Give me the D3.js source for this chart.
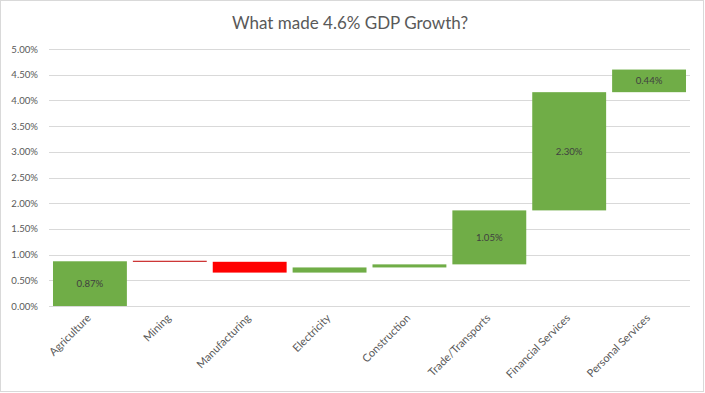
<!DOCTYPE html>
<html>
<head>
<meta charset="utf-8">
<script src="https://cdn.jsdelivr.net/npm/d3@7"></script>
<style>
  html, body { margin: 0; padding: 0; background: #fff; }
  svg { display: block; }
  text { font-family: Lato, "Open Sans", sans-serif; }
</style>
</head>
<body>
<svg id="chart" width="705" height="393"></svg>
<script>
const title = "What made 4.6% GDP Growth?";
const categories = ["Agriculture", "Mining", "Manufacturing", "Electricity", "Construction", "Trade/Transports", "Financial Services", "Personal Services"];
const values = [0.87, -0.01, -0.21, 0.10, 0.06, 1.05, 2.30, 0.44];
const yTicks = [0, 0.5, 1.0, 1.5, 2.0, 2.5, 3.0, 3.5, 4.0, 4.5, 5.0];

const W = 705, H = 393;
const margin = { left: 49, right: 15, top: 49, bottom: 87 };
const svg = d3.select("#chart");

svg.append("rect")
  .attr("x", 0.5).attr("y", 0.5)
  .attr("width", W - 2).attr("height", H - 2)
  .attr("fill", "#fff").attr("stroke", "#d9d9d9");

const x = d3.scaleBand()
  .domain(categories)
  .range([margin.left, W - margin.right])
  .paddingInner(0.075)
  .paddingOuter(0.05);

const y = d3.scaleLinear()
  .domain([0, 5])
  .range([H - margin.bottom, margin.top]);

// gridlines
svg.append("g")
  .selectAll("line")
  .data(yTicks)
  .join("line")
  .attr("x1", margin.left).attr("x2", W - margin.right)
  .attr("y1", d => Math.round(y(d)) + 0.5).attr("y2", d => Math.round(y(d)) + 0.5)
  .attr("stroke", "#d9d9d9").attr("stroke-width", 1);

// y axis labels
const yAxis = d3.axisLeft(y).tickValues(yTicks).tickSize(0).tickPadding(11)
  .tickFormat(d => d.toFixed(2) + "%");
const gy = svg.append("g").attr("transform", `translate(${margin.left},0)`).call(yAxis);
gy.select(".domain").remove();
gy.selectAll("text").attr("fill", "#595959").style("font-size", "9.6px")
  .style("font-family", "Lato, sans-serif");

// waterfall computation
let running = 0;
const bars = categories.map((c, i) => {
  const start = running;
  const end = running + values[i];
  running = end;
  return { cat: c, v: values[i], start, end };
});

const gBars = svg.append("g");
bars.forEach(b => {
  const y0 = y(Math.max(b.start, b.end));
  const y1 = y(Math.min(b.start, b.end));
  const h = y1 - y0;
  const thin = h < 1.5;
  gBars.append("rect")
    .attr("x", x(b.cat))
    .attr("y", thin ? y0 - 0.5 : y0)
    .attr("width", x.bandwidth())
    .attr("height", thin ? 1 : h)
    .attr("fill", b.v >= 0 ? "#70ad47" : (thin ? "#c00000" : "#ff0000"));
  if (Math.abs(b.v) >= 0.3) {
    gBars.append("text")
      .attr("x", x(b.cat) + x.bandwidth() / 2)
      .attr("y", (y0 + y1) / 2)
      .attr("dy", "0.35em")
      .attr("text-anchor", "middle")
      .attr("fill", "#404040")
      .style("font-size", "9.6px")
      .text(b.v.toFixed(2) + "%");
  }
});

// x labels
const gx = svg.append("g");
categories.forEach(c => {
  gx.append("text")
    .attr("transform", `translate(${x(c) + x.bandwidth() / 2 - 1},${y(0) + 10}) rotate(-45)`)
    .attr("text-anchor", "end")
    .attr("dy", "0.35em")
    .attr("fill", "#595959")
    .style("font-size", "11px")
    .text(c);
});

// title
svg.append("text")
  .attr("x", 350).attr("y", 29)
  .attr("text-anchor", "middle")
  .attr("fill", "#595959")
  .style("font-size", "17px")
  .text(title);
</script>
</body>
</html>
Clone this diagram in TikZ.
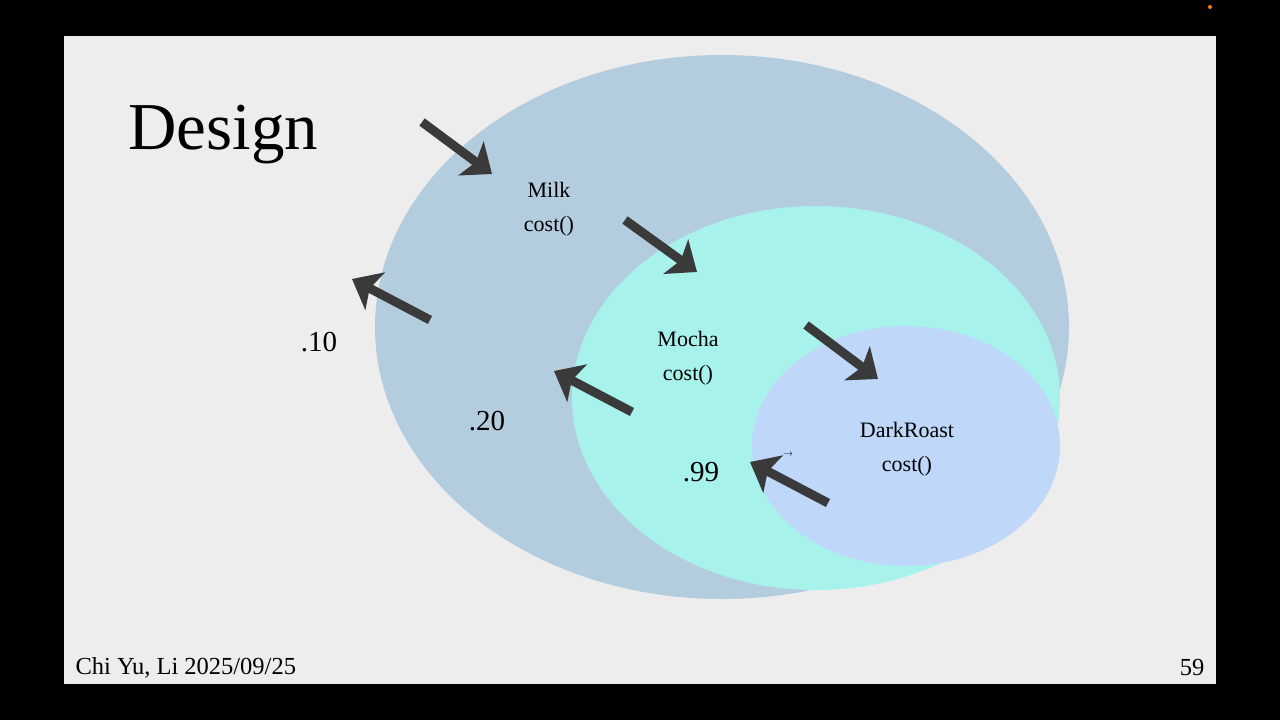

TASK STATEMENT —
Each entry shown above must be quoted exactly, with its pictures left out.

TASK SOLUTION —
Give me the D3.js source for this chart.
<!DOCTYPE html>
<html>
<head>
<meta charset="utf-8">
<script src="https://cdn.jsdelivr.net/npm/d3@7"></script>
<style>
  html, body { margin: 0; padding: 0; background: #fff; }
  svg { display: block; }
  text { font-family: Lato, "Open Sans", sans-serif; }
</style>
</head>
<body>
<svg id="chart" width="705" height="393"></svg>
<script>
const title = "What made 4.6% GDP Growth?";
const categories = ["Agriculture", "Mining", "Manufacturing", "Electricity", "Construction", "Trade/Transports", "Financial Services", "Personal Services"];
const values = [0.87, -0.01, -0.21, 0.10, 0.06, 1.05, 2.30, 0.44];
const yTicks = [0, 0.5, 1.0, 1.5, 2.0, 2.5, 3.0, 3.5, 4.0, 4.5, 5.0];

const W = 705, H = 393;
const margin = { left: 49, right: 15, top: 49, bottom: 87 };
const svg = d3.select("#chart");

svg.append("rect")
  .attr("x", 0.5).attr("y", 0.5)
  .attr("width", W - 2).attr("height", H - 2)
  .attr("fill", "#fff").attr("stroke", "#d9d9d9");

const x = d3.scaleBand()
  .domain(categories)
  .range([margin.left, W - margin.right])
  .paddingInner(0.075)
  .paddingOuter(0.05);

const y = d3.scaleLinear()
  .domain([0, 5])
  .range([H - margin.bottom, margin.top]);

// gridlines
svg.append("g")
  .selectAll("line")
  .data(yTicks)
  .join("line")
  .attr("x1", margin.left).attr("x2", W - margin.right)
  .attr("y1", d => Math.round(y(d)) + 0.5).attr("y2", d => Math.round(y(d)) + 0.5)
  .attr("stroke", "#d9d9d9").attr("stroke-width", 1);

// y axis labels
const yAxis = d3.axisLeft(y).tickValues(yTicks).tickSize(0).tickPadding(11)
  .tickFormat(d => d.toFixed(2) + "%");
const gy = svg.append("g").attr("transform", `translate(${margin.left},0)`).call(yAxis);
gy.select(".domain").remove();
gy.selectAll("text").attr("fill", "#595959").style("font-size", "9.6px")
  .style("font-family", "Lato, sans-serif");

// waterfall computation
let running = 0;
const bars = categories.map((c, i) => {
  const start = running;
  const end = running + values[i];
  running = end;
  return { cat: c, v: values[i], start, end };
});

const gBars = svg.append("g");
bars.forEach(b => {
  const y0 = y(Math.max(b.start, b.end));
  const y1 = y(Math.min(b.start, b.end));
  const h = y1 - y0;
  const thin = h < 1.5;
  gBars.append("rect")
    .attr("x", x(b.cat))
    .attr("y", thin ? y0 - 0.5 : y0)
    .attr("width", x.bandwidth())
    .attr("height", thin ? 1 : h)
    .attr("fill", b.v >= 0 ? "#70ad47" : (thin ? "#c00000" : "#ff0000"));
  if (Math.abs(b.v) >= 0.3) {
    gBars.append("text")
      .attr("x", x(b.cat) + x.bandwidth() / 2)
      .attr("y", (y0 + y1) / 2)
      .attr("dy", "0.35em")
      .attr("text-anchor", "middle")
      .attr("fill", "#404040")
      .style("font-size", "9.6px")
      .text(b.v.toFixed(2) + "%");
  }
});

// x labels
const gx = svg.append("g");
categories.forEach(c => {
  gx.append("text")
    .attr("transform", `translate(${x(c) + x.bandwidth() / 2 - 1},${y(0) + 10}) rotate(-45)`)
    .attr("text-anchor", "end")
    .attr("dy", "0.35em")
    .attr("fill", "#595959")
    .style("font-size", "11px")
    .text(c);
});

// title
svg.append("text")
  .attr("x", 350).attr("y", 29)
  .attr("text-anchor", "middle")
  .attr("fill", "#595959")
  .style("font-size", "17px")
  .text(title);
</script>
</body>
</html>
Clone this diagram in TikZ.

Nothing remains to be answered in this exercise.